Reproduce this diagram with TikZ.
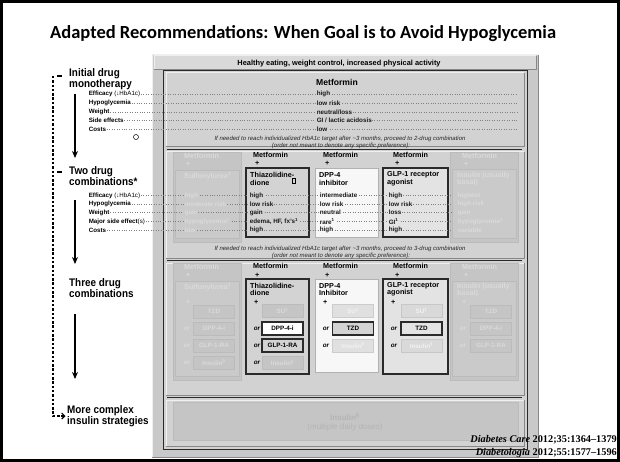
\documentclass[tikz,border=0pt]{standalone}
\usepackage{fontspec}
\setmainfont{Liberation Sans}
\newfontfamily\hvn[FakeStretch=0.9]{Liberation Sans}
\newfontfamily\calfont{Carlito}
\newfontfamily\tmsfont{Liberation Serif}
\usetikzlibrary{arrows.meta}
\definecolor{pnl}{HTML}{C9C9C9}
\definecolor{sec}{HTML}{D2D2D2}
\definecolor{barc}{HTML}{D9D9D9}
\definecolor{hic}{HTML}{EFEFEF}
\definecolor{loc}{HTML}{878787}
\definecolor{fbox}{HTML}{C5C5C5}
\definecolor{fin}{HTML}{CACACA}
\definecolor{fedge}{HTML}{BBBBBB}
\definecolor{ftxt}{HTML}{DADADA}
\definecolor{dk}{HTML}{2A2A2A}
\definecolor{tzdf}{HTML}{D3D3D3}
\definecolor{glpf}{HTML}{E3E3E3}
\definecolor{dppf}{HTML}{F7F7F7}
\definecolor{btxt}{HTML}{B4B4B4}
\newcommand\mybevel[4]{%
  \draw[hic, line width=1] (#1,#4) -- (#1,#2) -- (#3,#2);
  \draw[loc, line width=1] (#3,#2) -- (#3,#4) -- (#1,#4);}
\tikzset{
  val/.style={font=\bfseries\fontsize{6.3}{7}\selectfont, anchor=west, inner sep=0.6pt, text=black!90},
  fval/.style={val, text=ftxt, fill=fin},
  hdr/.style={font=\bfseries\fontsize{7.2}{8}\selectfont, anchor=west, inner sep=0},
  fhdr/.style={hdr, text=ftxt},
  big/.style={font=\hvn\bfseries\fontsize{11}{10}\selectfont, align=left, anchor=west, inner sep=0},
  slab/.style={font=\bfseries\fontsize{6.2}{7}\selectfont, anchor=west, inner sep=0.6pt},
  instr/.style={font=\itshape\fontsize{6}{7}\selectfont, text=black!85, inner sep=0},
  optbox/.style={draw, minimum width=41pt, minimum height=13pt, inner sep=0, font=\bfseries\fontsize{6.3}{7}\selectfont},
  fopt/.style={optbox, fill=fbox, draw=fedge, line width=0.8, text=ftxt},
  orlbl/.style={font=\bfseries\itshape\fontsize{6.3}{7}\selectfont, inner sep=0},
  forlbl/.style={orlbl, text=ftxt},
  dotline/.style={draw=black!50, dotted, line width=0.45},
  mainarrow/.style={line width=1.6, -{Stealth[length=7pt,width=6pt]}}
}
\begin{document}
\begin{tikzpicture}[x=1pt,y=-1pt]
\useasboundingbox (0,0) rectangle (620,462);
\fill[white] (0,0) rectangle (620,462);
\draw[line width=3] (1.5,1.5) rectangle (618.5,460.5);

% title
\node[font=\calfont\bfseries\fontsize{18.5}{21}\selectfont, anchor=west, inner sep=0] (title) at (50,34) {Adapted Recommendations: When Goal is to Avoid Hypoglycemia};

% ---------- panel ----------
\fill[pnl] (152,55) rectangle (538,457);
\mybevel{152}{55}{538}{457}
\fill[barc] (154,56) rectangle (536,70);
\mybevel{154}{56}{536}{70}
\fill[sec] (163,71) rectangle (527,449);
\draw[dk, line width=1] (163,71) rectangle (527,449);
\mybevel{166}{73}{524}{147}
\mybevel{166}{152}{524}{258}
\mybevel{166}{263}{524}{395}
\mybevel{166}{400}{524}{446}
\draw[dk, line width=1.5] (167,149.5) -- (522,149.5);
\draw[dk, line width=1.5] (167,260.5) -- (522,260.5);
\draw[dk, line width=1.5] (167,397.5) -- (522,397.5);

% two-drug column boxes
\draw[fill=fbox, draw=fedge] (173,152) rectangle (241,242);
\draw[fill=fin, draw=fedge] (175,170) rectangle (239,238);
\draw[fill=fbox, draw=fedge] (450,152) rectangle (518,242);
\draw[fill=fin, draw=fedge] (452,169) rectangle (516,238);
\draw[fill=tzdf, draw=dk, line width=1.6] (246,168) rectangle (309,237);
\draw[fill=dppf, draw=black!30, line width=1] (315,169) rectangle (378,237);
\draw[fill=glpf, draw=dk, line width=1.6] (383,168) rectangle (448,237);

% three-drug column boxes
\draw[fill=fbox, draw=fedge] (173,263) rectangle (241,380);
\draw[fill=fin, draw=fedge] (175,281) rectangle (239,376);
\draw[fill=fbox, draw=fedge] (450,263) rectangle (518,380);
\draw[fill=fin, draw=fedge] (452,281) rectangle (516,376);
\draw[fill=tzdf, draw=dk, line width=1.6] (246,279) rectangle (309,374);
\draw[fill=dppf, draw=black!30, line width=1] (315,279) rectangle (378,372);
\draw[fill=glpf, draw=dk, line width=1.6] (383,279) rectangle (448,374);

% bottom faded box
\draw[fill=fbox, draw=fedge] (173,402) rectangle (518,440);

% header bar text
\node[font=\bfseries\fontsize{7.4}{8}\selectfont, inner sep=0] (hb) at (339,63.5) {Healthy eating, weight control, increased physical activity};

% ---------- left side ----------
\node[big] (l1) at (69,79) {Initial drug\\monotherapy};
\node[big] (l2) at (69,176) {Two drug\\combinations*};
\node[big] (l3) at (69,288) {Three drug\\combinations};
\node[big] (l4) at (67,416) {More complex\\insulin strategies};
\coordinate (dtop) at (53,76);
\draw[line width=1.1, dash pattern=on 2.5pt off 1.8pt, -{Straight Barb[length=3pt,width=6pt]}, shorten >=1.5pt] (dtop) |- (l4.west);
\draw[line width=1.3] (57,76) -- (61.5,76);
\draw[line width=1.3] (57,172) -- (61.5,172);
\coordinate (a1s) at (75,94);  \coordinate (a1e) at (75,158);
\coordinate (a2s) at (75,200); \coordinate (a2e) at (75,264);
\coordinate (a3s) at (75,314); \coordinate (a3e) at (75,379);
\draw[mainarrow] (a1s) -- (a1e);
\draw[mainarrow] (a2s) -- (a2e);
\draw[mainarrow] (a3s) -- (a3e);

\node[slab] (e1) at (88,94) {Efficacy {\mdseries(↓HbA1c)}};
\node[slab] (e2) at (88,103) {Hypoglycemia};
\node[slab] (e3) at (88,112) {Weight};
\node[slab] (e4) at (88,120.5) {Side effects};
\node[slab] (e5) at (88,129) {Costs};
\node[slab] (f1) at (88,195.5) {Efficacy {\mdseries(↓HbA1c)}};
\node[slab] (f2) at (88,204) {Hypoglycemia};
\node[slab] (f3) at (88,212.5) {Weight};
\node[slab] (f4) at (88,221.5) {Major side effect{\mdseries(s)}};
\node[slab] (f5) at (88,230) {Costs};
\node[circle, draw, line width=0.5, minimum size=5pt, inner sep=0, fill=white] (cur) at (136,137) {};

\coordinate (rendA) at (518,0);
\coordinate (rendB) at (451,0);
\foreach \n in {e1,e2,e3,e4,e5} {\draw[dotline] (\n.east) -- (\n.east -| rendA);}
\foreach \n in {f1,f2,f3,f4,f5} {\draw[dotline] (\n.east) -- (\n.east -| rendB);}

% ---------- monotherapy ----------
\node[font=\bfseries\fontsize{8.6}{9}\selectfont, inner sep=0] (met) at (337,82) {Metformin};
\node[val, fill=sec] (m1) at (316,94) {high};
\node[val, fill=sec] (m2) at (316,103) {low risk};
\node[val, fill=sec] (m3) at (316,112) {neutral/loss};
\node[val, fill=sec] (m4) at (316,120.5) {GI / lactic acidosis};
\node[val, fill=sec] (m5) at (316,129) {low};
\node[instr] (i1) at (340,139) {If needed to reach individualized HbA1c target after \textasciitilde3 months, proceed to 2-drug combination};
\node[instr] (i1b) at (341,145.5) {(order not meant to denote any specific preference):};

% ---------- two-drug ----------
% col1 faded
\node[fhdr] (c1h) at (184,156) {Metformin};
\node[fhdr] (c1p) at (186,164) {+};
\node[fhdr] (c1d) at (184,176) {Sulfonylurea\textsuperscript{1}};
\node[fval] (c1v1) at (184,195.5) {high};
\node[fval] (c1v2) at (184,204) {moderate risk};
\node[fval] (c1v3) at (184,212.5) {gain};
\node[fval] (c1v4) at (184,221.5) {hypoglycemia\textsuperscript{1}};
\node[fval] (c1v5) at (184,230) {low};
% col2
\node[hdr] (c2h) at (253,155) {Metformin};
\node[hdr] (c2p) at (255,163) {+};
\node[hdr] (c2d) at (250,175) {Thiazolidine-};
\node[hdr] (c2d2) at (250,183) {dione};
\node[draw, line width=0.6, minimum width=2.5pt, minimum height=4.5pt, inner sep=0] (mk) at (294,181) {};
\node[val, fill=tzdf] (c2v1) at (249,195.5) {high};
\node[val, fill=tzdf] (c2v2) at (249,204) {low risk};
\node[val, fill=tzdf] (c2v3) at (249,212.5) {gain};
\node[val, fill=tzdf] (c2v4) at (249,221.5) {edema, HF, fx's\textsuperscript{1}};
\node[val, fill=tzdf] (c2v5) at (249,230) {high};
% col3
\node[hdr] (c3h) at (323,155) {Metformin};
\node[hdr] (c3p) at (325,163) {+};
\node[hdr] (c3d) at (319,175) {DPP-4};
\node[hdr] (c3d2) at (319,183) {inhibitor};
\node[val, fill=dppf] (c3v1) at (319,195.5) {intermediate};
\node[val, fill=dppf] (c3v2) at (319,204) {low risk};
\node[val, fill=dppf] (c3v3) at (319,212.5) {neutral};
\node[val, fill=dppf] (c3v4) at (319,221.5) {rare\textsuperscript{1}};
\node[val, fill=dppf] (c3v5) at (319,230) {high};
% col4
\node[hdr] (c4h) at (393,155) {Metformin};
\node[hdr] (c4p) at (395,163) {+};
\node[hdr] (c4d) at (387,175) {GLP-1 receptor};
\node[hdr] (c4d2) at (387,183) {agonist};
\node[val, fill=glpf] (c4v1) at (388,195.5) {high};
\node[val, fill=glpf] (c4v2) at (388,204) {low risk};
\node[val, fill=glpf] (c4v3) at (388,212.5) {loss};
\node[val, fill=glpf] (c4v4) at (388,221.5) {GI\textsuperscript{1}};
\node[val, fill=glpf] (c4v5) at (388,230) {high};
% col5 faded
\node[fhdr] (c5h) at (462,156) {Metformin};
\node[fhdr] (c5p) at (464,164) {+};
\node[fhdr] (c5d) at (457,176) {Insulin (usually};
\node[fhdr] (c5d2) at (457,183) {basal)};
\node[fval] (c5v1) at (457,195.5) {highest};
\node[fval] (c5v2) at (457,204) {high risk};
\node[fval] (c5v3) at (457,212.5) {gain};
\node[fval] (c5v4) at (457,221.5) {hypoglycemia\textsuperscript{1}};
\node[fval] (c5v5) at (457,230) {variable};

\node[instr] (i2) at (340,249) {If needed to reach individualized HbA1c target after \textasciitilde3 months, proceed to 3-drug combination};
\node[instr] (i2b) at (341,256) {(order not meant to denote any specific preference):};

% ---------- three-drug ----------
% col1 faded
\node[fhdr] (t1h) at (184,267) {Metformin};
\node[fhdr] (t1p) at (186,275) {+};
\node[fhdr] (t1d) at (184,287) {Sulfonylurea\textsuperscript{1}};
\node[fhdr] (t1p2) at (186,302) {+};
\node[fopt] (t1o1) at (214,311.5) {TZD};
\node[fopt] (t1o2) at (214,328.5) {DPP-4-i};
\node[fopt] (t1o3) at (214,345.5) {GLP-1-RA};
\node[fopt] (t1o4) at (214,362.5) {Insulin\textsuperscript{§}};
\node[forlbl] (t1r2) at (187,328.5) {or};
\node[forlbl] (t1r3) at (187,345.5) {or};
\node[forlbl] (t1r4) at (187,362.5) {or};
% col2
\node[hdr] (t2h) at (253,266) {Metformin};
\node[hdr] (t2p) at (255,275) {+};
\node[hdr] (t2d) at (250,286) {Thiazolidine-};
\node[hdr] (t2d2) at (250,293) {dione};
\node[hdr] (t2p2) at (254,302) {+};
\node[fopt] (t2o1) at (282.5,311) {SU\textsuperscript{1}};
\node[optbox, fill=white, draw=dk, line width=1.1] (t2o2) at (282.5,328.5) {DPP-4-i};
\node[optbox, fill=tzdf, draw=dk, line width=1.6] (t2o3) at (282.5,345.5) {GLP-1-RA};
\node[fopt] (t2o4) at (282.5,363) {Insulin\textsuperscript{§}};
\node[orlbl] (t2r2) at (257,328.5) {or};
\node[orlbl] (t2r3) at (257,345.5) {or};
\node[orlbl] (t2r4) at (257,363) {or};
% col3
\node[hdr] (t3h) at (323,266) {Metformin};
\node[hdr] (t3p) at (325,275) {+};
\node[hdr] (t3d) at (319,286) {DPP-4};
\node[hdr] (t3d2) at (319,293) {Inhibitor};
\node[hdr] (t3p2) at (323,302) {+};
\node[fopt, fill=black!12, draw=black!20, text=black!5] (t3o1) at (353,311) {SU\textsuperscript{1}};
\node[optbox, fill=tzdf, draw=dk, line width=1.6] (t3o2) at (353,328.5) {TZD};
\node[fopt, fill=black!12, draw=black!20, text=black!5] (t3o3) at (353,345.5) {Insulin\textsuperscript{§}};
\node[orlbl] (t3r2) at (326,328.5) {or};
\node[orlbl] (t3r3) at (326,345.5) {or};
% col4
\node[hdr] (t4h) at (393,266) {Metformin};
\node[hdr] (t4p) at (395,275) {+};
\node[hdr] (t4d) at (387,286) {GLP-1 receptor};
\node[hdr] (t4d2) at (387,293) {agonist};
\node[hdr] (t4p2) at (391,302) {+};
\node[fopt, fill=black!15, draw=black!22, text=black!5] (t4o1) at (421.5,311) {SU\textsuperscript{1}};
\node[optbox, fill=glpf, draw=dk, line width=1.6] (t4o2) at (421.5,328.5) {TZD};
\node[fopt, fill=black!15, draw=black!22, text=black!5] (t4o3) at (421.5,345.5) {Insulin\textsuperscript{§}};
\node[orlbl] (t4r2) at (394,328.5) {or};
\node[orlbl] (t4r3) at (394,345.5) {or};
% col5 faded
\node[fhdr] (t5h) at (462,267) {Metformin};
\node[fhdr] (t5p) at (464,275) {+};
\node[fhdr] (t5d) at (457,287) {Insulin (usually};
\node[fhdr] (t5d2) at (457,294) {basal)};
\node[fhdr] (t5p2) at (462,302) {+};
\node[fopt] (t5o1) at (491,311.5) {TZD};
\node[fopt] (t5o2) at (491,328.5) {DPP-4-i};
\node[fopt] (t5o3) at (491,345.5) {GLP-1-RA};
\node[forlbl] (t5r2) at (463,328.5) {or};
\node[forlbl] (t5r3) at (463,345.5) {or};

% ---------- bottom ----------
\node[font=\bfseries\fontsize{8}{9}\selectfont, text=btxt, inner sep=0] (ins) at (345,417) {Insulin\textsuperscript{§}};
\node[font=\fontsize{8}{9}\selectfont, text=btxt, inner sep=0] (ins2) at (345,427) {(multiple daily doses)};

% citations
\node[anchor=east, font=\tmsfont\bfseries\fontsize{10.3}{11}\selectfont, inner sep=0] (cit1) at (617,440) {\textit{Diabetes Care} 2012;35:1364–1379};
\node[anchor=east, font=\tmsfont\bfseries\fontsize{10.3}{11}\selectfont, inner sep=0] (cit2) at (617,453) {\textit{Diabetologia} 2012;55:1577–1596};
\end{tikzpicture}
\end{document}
..............................
Given problem
Write out nothing but the lines from the start of the data through the line with "(1.5,1.5) rectangle (618.5,460.5);". Leave out the pictures.

Result of the exercise
Reproduce this diagram with TikZ.
\documentclass[tikz,border=0pt]{standalone}
\usepackage{fontspec}
\setmainfont{Liberation Sans}
\newfontfamily\hvn[FakeStretch=0.9]{Liberation Sans}
\newfontfamily\calfont{Carlito}
\newfontfamily\tmsfont{Liberation Serif}
\usetikzlibrary{arrows.meta}
\definecolor{pnl}{HTML}{C9C9C9}
\definecolor{sec}{HTML}{D2D2D2}
\definecolor{barc}{HTML}{D9D9D9}
\definecolor{hic}{HTML}{EFEFEF}
\definecolor{loc}{HTML}{878787}
\definecolor{fbox}{HTML}{C5C5C5}
\definecolor{fin}{HTML}{CACACA}
\definecolor{fedge}{HTML}{BBBBBB}
\definecolor{ftxt}{HTML}{DADADA}
\definecolor{dk}{HTML}{2A2A2A}
\definecolor{tzdf}{HTML}{D3D3D3}
\definecolor{glpf}{HTML}{E3E3E3}
\definecolor{dppf}{HTML}{F7F7F7}
\definecolor{btxt}{HTML}{B4B4B4}
\newcommand\mybevel[4]{%
  \draw[hic, line width=1] (#1,#4) -- (#1,#2) -- (#3,#2);
  \draw[loc, line width=1] (#3,#2) -- (#3,#4) -- (#1,#4);}
\tikzset{
  val/.style={font=\bfseries\fontsize{6.3}{7}\selectfont, anchor=west, inner sep=0.6pt, text=black!90},
  fval/.style={val, text=ftxt, fill=fin},
  hdr/.style={font=\bfseries\fontsize{7.2}{8}\selectfont, anchor=west, inner sep=0},
  fhdr/.style={hdr, text=ftxt},
  big/.style={font=\hvn\bfseries\fontsize{11}{10}\selectfont, align=left, anchor=west, inner sep=0},
  slab/.style={font=\bfseries\fontsize{6.2}{7}\selectfont, anchor=west, inner sep=0.6pt},
  instr/.style={font=\itshape\fontsize{6}{7}\selectfont, text=black!85, inner sep=0},
  optbox/.style={draw, minimum width=41pt, minimum height=13pt, inner sep=0, font=\bfseries\fontsize{6.3}{7}\selectfont},
  fopt/.style={optbox, fill=fbox, draw=fedge, line width=0.8, text=ftxt},
  orlbl/.style={font=\bfseries\itshape\fontsize{6.3}{7}\selectfont, inner sep=0},
  forlbl/.style={orlbl, text=ftxt},
  dotline/.style={draw=black!50, dotted, line width=0.45},
  mainarrow/.style={line width=1.6, -{Stealth[length=7pt,width=6pt]}}
}
\begin{document}
\begin{tikzpicture}[x=1pt,y=-1pt]
\useasboundingbox (0,0) rectangle (620,462);
\fill[white] (0,0) rectangle (620,462);
\draw[line width=3] (1.5,1.5) rectangle (618.5,460.5);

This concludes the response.